Kanra sits in a plain residential pocket downtown, between Higashi-Honganji and Gojo-dori, which is not where postcards get taken. That is the point. You are one minute from Gojo Station on the Karasuma line, a short ride from Gion, the Nishiki market, and the temple circuit, but you sleep somewhere calm and local instead of somewhere loud. The hotel rents electric-assist bikes if you would rather pedal it.
This is a boutique-sized property, so the restaurants and spa can feel busy when the hotel is full.
It suits travellers who want quiet and craft over a photogenic Gion doorstep; glamour-seekers may feel underwhelmed.
Rooms range from standard layouts to two-level lofts, so what you book matters more than usual here.
Against Kyoto's marquee ryokan and big-brand towers, Kanra competes on feel and value rather than name recognition.
Of the hundreds of hotels in this city, only a handful actually feel like Kyoto. Kanra is one, which is why it fills up when the city does. It reopened in October 2016 with a new visual identity from artless Inc., and the interiors, by UDS Ltd., went on to win an A' Design Award. The idea is a machiya, the narrow wooden townhouse Kyoto built its old life around, translated into a place you can sleep in without kneeling on the floor.
Rooms mix floorboards and tatami, natural wood everywhere, deep soaking tubs, and some run two levels loft-style. Downstairs there is a spa, an Italian kitchen, a teppanyaki counter, and staff who practice kintsugi in the lobby. It sits in a plain residential pocket between Higashi-Honganji and Gojo-dori, one minute from the subway. Come cherry season or autumn colour and you will want a booking well in hand.
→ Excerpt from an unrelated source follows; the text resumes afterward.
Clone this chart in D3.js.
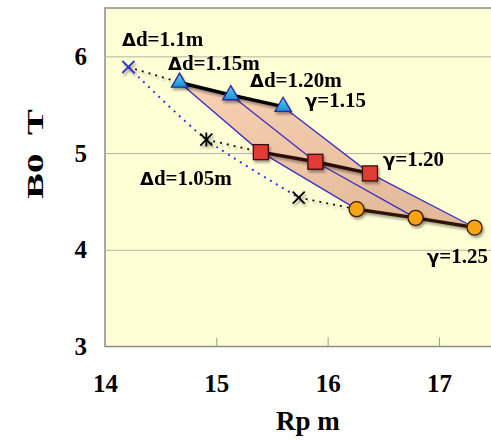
<!DOCTYPE html>
<html>
<head>
<meta charset='UTF-8'>
<title>B0 vs Rp</title>
<script src='https://cdn.jsdelivr.net/npm/d3@7/dist/d3.min.js'></script>
<style>
  body {margin:0; background:#fff;}
  text {font-family:'Liberation Serif','Times New Roman',serif; font-weight:bold; fill:#000;}
  .sym {font-family:'DejaVu Sans',sans-serif; font-weight:bold;}
</style>
</head>
<body>
<div id='chart'></div>
<script>
// ---- data ----
var rpTri = [14.67, 15.13, 15.60];   // gamma = 1.15 row
var b0Tri = [5.73, 5.60, 5.48];
var rpSq = [15.40, 15.89, 16.38];    // gamma = 1.20 row
var b0Sq = [5.01, 4.91, 4.79];
var rpCirc = [16.26, 16.79, 17.32];  // gamma = 1.25 row
var b0Circ = [4.42, 4.33, 4.23];
var rpCross = [14.21, 14.91, 15.74]; // delta d = 1.05m points
var b0Cross = [5.89, 5.14, 4.54];
var xTicks = [14, 15, 16, 17];
var yTicks = [3, 4, 5, 6];

var W = 491, H = 440;
var pLeft = 105, pTop = 8, pRight = 494.6, pBottom = 346.5;

var x = d3.scaleLinear().domain([14, 17.5]).range([pLeft, pRight]);
var y = d3.scaleLinear().domain([3, 6.5]).range([pBottom, pTop]);

var svg = d3.select('#chart').append('svg')
  .attr('width', W).attr('height', H);

var defs = svg.append('defs');
var sh = defs.append('filter').attr('id', 'shadow')
  .attr('x', '-50%').attr('y', '-50%').attr('width', '200%').attr('height', '200%');
sh.append('feDropShadow').attr('dx', 1.5).attr('dy', 2.5)
  .attr('stdDeviation', 1.2).attr('flood-color', '#000').attr('flood-opacity', 0.35);

var grad = defs.append('linearGradient').attr('id', 'band')
  .attr('x1', '0').attr('y1', '0').attr('x2', '1').attr('y2', '1');
grad.append('stop').attr('offset', '0%').attr('stop-color', '#f8d2b2');
grad.append('stop').attr('offset', '100%').attr('stop-color', '#dfb696');

var triGrad = defs.append('linearGradient').attr('id', 'tri')
  .attr('x1', '0').attr('y1', '0').attr('x2', '0').attr('y2', '1');
triGrad.append('stop').attr('offset', '0%').attr('stop-color', '#5fd0f5');
triGrad.append('stop').attr('offset', '100%').attr('stop-color', '#1a8fd6');

/* plot background */
svg.append('rect')
  .attr('x', pLeft).attr('y', pTop)
  .attr('width', W - pLeft + 5).attr('height', pBottom - pTop)
  .attr('fill', '#ffffd6')
  .attr('stroke', '#8c8c8c').attr('stroke-width', 1.5);

/* horizontal grid */
svg.append('g')
  .attr('transform', `translate(${pLeft},0)`)
  .call(d3.axisLeft(y).tickValues([4, 5, 6]).tickSize(-(W - pLeft)).tickFormat(''))
  .call(g => g.select('.domain').remove())
  .call(g => g.selectAll('line').attr('stroke', '#b4b4a2').attr('stroke-width', 1));

/* short inner ticks on x */
svg.append('g')
  .attr('transform', `translate(0,${pBottom})`)
  .call(d3.axisTop(x).tickValues([15, 16, 17]).tickSize(9).tickFormat(''))
  .call(g => g.select('.domain').remove())
  .call(g => g.selectAll('line').attr('stroke', '#9a9a88'));

/* axes labels */
svg.append('g')
  .attr('transform', `translate(${pLeft},0)`)
  .call(d3.axisLeft(y).tickValues(yTicks).tickSize(0).tickPadding(18).tickFormat(d3.format('d')))
  .call(g => g.select('.domain').remove())
  .call(g => g.selectAll('text').style('font-size', '25px').attr('fill', '#000'));

svg.append('g')
  .attr('transform', `translate(0,${pBottom})`)
  .call(d3.axisBottom(x).tickValues(xTicks).tickSize(0).tickPadding(28).tickFormat(d3.format('d')))
  .call(g => g.select('.domain').remove())
  .call(g => g.selectAll('text').style('font-size', '25px').attr('fill', '#000'));

svg.append('text')
  .attr('x', 308).attr('y', 430)
  .attr('text-anchor', 'middle')
  .style('font-size', '27px')
  .text('Rp m');

svg.append('text')
  .attr('transform', 'translate(43,154) rotate(-90)')
  .attr('text-anchor', 'middle')
  .attr('textLength', 90)
  .attr('lengthAdjust', 'spacingAndGlyphs')
  .style('font-size', '23px')
  .style('white-space', 'pre')
  .text('B0  T');

/* shaded band */
var band = [];
rpTri.forEach((v, i) => band.push([v, b0Tri[i]]));
band.push([rpSq[2], b0Sq[2]]);
for (var i = 2; i >= 0; i--) band.push([rpCirc[i], b0Circ[i]]);
band.push([rpSq[0], b0Sq[0]]);

var line = d3.line().x(d => x(d[0])).y(d => y(d[1]));

svg.append('path')
  .attr('d', line(band) + 'Z')
  .attr('fill', 'url(#band)');

/* constant delta d lines */
for (var i = 0; i < 3; i++) {
  svg.append('path')
    .attr('d', line([[rpTri[i], b0Tri[i]], [rpSq[i], b0Sq[i]], [rpCirc[i], b0Circ[i]]]))
    .attr('fill', 'none')
    .attr('stroke', '#3b2fc4')
    .attr('stroke-width', 1.3);
}

/* blue dotted curve through the crosses */
var curve = d3.line().x(d => x(d[0])).y(d => y(d[1])).curve(d3.curveCardinal.tension(0.3));
svg.append('path')
  .attr('d', curve(rpCross.map((v, i) => [v, b0Cross[i]])))
  .attr('fill', 'none')
  .attr('stroke', '#2a3ae0')
  .attr('stroke-width', 2)
  .attr('stroke-dasharray', '2,5');

/* black dotted links from crosses to first marker of each row */
var firsts = [[rpTri[0], b0Tri[0]], [rpSq[0], b0Sq[0]], [rpCirc[0], b0Circ[0]]];
firsts.forEach((f, i) => {
  svg.append('path')
    .attr('d', line([[rpCross[i], b0Cross[i]], f]))
    .attr('fill', 'none')
    .attr('stroke', '#111')
    .attr('stroke-width', 1.8)
    .attr('stroke-dasharray', '2,5')
    .attr('filter', 'url(#shadow)');
});

/* thick row lines */
var rows = [
  {xs: rpTri, ys: b0Tri, c: '#000'},
  {xs: rpSq, ys: b0Sq, c: '#2a0c06'},
  {xs: rpCirc, ys: b0Circ, c: '#2e1208'}
];
rows.forEach(r => {
  svg.append('path')
    .attr('d', line(r.xs.map((v, i) => [v, r.ys[i]])))
    .attr('fill', 'none')
    .attr('stroke', r.c)
    .attr('stroke-width', 3.5)
    .attr('filter', 'url(#shadow)');
});

/* markers */
var mk = svg.append('g').attr('filter', 'url(#shadow)');

mk.selectAll('.tri')
  .data(rpTri).enter()
  .append('path')
  .attr('class', 'tri')
  .attr('d', d3.symbol().type(d3.symbolTriangle).size(115))
  .attr('transform', (d, i) => `translate(${x(d)},${y(b0Tri[i])})`)
  .attr('fill', 'url(#tri)')
  .attr('stroke', '#2a2a9a')
  .attr('stroke-width', 1.3);

mk.selectAll('.sq')
  .data(rpSq).enter()
  .append('rect')
  .attr('class', 'sq')
  .attr('x', d => x(d) - 7.5)
  .attr('y', (d, i) => y(b0Sq[i]) - 7.5)
  .attr('width', 15).attr('height', 15)
  .attr('fill', '#e23b36')
  .attr('stroke', '#3a0a08')
  .attr('stroke-width', 1.3);

mk.selectAll('.circ')
  .data(rpCirc).enter()
  .append('circle')
  .attr('class', 'circ')
  .attr('cx', d => x(d))
  .attr('cy', (d, i) => y(b0Circ[i]))
  .attr('r', 7.5)
  .attr('fill', '#f6a417')
  .attr('stroke', '#3a1a05')
  .attr('stroke-width', 1.3);

/* cross markers */
var cross = svg.append('g').attr('filter', 'url(#shadow)');
var s = 6;
function xmark(px, py, col) {
  cross.append('path')
    .attr('d', `M${px - s},${py - s}L${px + s},${py + s}M${px - s},${py + s}L${px + s},${py - s}`)
    .attr('stroke', col).attr('stroke-width', 1.8).attr('fill', 'none');
}
xmark(x(rpCross[0]), y(b0Cross[0]), '#3535c8');
xmark(x(rpCross[1]), y(b0Cross[1]), '#000');
cross.append('path')
  .attr('d', `M${x(rpCross[1])},${y(b0Cross[1]) - 7}L${x(rpCross[1])},${y(b0Cross[1]) + 7}`)
  .attr('stroke', '#000').attr('stroke-width', 1.8);
xmark(x(rpCross[2]), y(b0Cross[2]), '#000');

/* annotations: symbol glyph + rest */
var notes = [
  {s: 'Δ', t: 'd=1.1m', x: 122, y: 46},
  {s: 'Δ', t: 'd=1.15m', x: 168, y: 70},
  {s: 'Δ', t: 'd=1.20m', x: 250, y: 87},
  {s: 'γ', t: '=1.15', x: 305, y: 107},
  {s: 'γ', t: '=1.20', x: 383, y: 166},
  {s: 'Δ', t: 'd=1.05m', x: 140, y: 185},
  {s: 'γ', t: '=1.25', x: 427, y: 263}
];
var nt = svg.selectAll('.note')
  .data(notes).enter()
  .append('text')
  .attr('class', 'note')
  .attr('x', d => d.x).attr('y', d => d.y)
  .style('font-size', '21px');
nt.append('tspan').attr('class', 'sym').style('font-size', '18px').text(d => d.s);
nt.append('tspan').text(d => d.t);
</script>
</body>
</html>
Kyoto's demand curve is one of the most legible in Japan because it is almost entirely botanical. Two events set the peaks: cherry blossom in late March and April, and maple color in November. In those windows the city runs at capacity, and the small houses in Gion and Higashiyama can be spoken for six to nine months out, sometimes more for the marquee rooms. If your heart is set on blossom or foliage at a specific address, treat lead time as the whole game and book the moment dates open. The season either side rewards flexibility. February and December stay busy without hitting the peak, plum blossom and year-end temple illuminations respectively, and January is genuinely quiet, cold and clear, with the occasional dusting of snow on the temple roofs that photographers wait years for. These are the months to chase the houses that vanish in spring. Summer is the real value story, and the least understood. June through September reads as low demand despite holding one of Japan's great festivals, Gion Matsuri, which fills July with float processions, and the Daimonji bonfires on August 16. The suppressant is simple: heat and humidity climb well into the thirties, and many travelers stay away. If you can tolerate the weather, summer is when the hardest rooms open up at the softest rates. The practical read is a split. Peak seasons are about discipline and early commitment; shoulder and low seasons are about opportunism. Because the curve tracks leaves rather than school holidays or weather comfort, the undervalued months are the counterintuitive ones, the hot ones. Nothing in Kyoto closes across the year, so the only real constraint is the two blossom peaks and how far ahead you are willing to plan.
One reading captured so far. The trajectory draws in here as nightly readings stack up.
File closes at MODERATE. Kanra stays reachable most of the year, so this is a plan-ahead-in-season pick, not a scramble. Book it if you want real machiya calm and good food off the tourist track; skip it if you need Gion at your doorstep.